## Goal:
Which lines hold the word "React"? Copy each one.

============================================================

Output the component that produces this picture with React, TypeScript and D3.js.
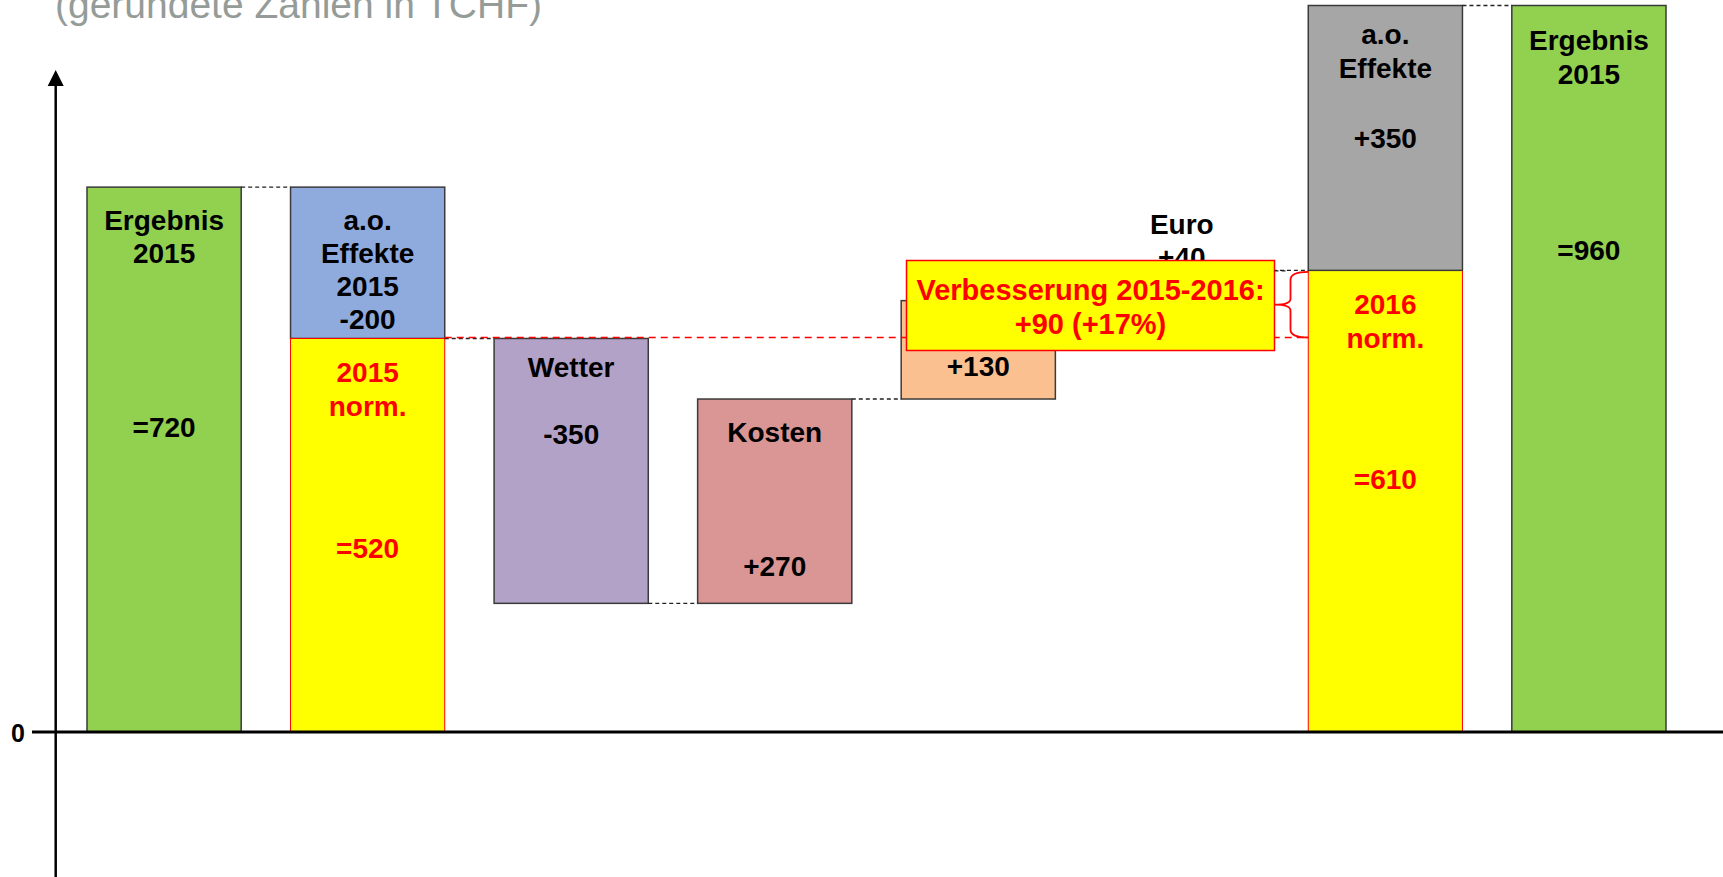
import React from "react";
import * as d3 from "d3";

// ---- data ----
const stepNames = ["Ergebnis 2015", "a.o. Effekte 2015", "Wetter", "Kosten", "Umsatz", "Euro", "2016 norm.", "Ergebnis 2015 (Ende)"];
const stepDeltas = [720, -200, -350, 270, 130, 40, 0, 350];
const stepKinds = ["total", "delta", "delta", "delta", "delta", "delta", "subtotal", "total"];
const normLabel2015 = ["2015", "norm.", "=520"];
const normValue2015 = 520;
const normLabel2016 = ["2016", "norm.", "=610"];
const aoLabel2016 = ["a.o.", "Effekte", "+350"];
const aoValue2016 = 350;
const improvementText = ["Verbesserung 2015-2016:", "+90 (+17%)"];
const titleText = "(gerundete Zahlen in TCHF)";
const yTicks = [0];

const W = 1723;
const H = 877;
const FONT = "'Liberation Sans', Arial, Helvetica, sans-serif";

export default function App() {
  const x = d3
    .scaleBand<number>()
    .domain(d3.range(8))
    .range([87, 1666])
    .paddingInner(0.2425)
    .paddingOuter(0);
  const y = d3.scaleLinear().domain([0, 960]).range([732, 5.5]);
  const bw = x.bandwidth();

  // waterfall computation
  let run = 0;
  const segs: { i: number; lo: number; hi: number; fill: string; stroke: string; sw: number }[] = [];
  const colors = ["#92d050", "#8faadc", "#b3a2c7", "#d99694", "#fac090", "#c6d9f1", "#ffff00", "#92d050"];
  const tops: number[] = [];
  const bottoms: number[] = [];
  stepDeltas.forEach((d, i) => {
    if (i === 0) {
      run = d;
      segs.push({ i, lo: 0, hi: d, fill: colors[i], stroke: "#3a3a3a", sw: 1.5 });
      tops.push(d); bottoms.push(0);
    } else if (i === 7) {
      // a.o. Effekte 2016 stacked on 2016 norm (index 6), and final total bar (index 7)
      const lo = run;
      run = run + d;
      segs.push({ i: 6, lo, hi: run, fill: "#a6a6a6", stroke: "#3a3a3a", sw: 1.5 });
      segs.push({ i: 7, lo: 0, hi: run, fill: colors[7], stroke: "#3a3a3a", sw: 1.5 });
      tops.push(run); bottoms.push(0);
    } else if (stepKinds[i] === "subtotal") {
      segs.push({ i, lo: 0, hi: run, fill: colors[i], stroke: "#ff0000", sw: 1 });
      tops.push(run); bottoms.push(0);
    } else {
      const lo = Math.min(run, run + d);
      const hi = Math.max(run, run + d);
      segs.push({ i, lo, hi, fill: colors[i], stroke: "#3a3a3a", sw: 1.5 });
      tops.push(hi); bottoms.push(lo);
      run = run + d;
      if (i === 1) {
        segs.push({ i, lo: 0, hi: normValue2015, fill: "#ffff00", stroke: "#ff0000", sw: 1 });
      }
    }
  });

  const L = (i: number) => x(i) as number;
  const R = (i: number) => (x(i) as number) + bw;
  const C = (i: number) => (x(i) as number) + bw / 2;

  // connectors: [fromBar, toBar, value]
  const connectors: [number, number, number][] = [
    [0, 1, 720],
    [1, 2, 520],
    [2, 3, 170],
    [3, 4, 440],
    [4, 5, 570],
    [5, 6, 610],
    [6, 7, 960],
  ];

  const txt = (s: string, cx: number, by: number, color = "#000", size = 28, key?: string) => (
    <text key={key ?? s + cx + by} x={cx} y={by} textAnchor="middle" fontFamily={FONT} fontWeight="bold" fontSize={size} fill={color}>
      {s}
    </text>
  );

  const lineStep = 33.8;
  const yNorm = y(normValue2015);
  const y610 = y(tops[6]);

  // box
  const boxL = 906.5, boxR = 1274.5, boxT = 260.5, boxB = 350.5;
  const braceX = 1290.5;
  const braceTop = y(tops[5]) + 1.5;
  const braceBot = yNorm - 1;
  const braceMid = (braceTop + braceBot) / 2;

  return (
    <svg width={W} height={H} style={{ position: "absolute", left: 0, top: 0, background: "#fff" }}>
      <text x={55} y={18} fontFamily={FONT} fontSize={39} fill="#959c98">{titleText}</text>

      {/* bars */}
      {segs.map((s, k) => (
        <rect key={k} x={L(s.i)} y={y(s.hi)} width={bw} height={y(s.lo) - y(s.hi)} fill={s.fill} stroke={s.stroke} strokeWidth={s.sw} />
      ))}

      {/* connectors */}
      {connectors.map(([a, b, v], k) => (
        <line key={k} x1={R(a)} x2={L(b)} y1={y(v)} y2={y(v)} stroke="#222" strokeWidth={1.3} strokeDasharray="4,3" />
      ))}

      {/* red dashed reference line at 2015 norm level */}
      <line x1={R(1)} x2={L(6)} y1={yNorm - 1} y2={yNorm - 1} stroke="#ff0000" strokeWidth={1.5} strokeDasharray="7,5" />

      {/* axes */}
      <line x1={55.7} x2={55.7} y1={84} y2={H} stroke="#000" strokeWidth={2.5} />
      <polygon points={`47.7,86 63.7,86 55.7,70`} fill="#000" />
      {yTicks.map((t) => (
        <g key={t}>
          <line x1={32} x2={W} y1={y(t)} y2={y(t)} stroke="#000" strokeWidth={3} />
          <text x={18} y={y(t) + 10} textAnchor="middle" fontFamily={FONT} fontWeight="bold" fontSize={25} fill="#000">{t}</text>
        </g>
      ))}

      {/* labels bar 1 */}
      {txt("Ergebnis", C(0), y(tops[0]) + 42.5)}
      {txt("2015", C(0), y(tops[0]) + 42.5 + lineStep)}
      {txt("=" + tops[0], C(0), y(tops[0]) + 249.5)}

      {/* bar 2 */}
      {["a.o.", "Effekte", "2015", String(stepDeltas[1])].map((s, k) => txt(s, C(1), y(tops[1]) + 43 + k * 33, "#000", 28, "b2" + k))}
      {txt(normLabel2015[0], C(1), yNorm + 44, "#ff0000")}
      {txt(normLabel2015[1], C(1), yNorm + 44 + lineStep, "#ff0000")}
      {txt(normLabel2015[2], C(1), yNorm + 220, "#ff0000")}

      {/* bar 3 */}
      {txt("Wetter", C(2), y(tops[2]) + 38.5)}
      {txt(String(stepDeltas[2]), C(2), y(tops[2]) + 105.5)}

      {/* bar 4 */}
      {txt("Kosten", C(3), y(tops[3]) + 43)}
      {txt("+" + stepDeltas[3], C(3), y(tops[3]) + 177)}

      {/* bar 5 */}
      {txt("+" + stepDeltas[4], C(4), y(tops[4]) + 75.5)}

      {/* Euro (above its bar) */}
      {txt("Euro", C(5), y(tops[5]) - 36.5)}
      {txt("+" + stepDeltas[5], C(5), y(tops[5]) - 3.5)}

      {/* bar 7 */}
      {txt(aoLabel2016[0], C(6), y(tops[7]) + 38)}
      {txt(aoLabel2016[1], C(6), y(tops[7]) + 72.5)}
      {txt("+" + aoValue2016, C(6), y(tops[7]) + 142.5)}
      {txt(normLabel2016[0], C(6), y610 + 43.5, "#ff0000")}
      {txt(normLabel2016[1], C(6), y610 + 43.5 + lineStep, "#ff0000")}
      {txt(normLabel2016[2], C(6), y610 + 219, "#ff0000")}

      {/* bar 8 */}
      {txt("Ergebnis", C(7), y(tops[7]) + 44.5)}
      {txt("2015", C(7), y(tops[7]) + 44.5 + lineStep)}
      {txt("=" + tops[7], C(7), y(tops[7]) + 254.5)}

      {/* improvement box */}
      <rect x={boxL} y={boxT} width={boxR - boxL} height={boxB - boxT} fill="#ffff00" stroke="#ff0000" strokeWidth={1.5} />
      {txt(improvementText[0], (boxL + boxR) / 2, 299.5, "#ff0000", 29)}
      {txt(improvementText[1], (boxL + boxR) / 2, 333.5, "#ff0000", 29)}

      {/* brace */}
      <path
        d={`M ${L(6)} ${braceTop} Q ${braceX} ${braceTop} ${braceX} ${braceTop + 8} L ${braceX} ${braceMid - 6} Q ${braceX} ${braceMid} ${boxR} ${braceMid} Q ${braceX} ${braceMid} ${braceX} ${braceMid + 6} L ${braceX} ${braceBot - 8} Q ${braceX} ${braceBot} ${L(6)} ${braceBot}`}
        fill="none"
        stroke="#ff0000"
        strokeWidth={1.8}
      />
      <line x1={boxR} x2={braceX - 2} y1={braceTop - 1} y2={braceTop - 1} stroke="#222" strokeWidth={1.3} strokeDasharray="4,3" />
    </svg>
  );
}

============================================================

## Answer to the task:
Output the component that produces this picture with React, TypeScript and D3.js.
import React from "react";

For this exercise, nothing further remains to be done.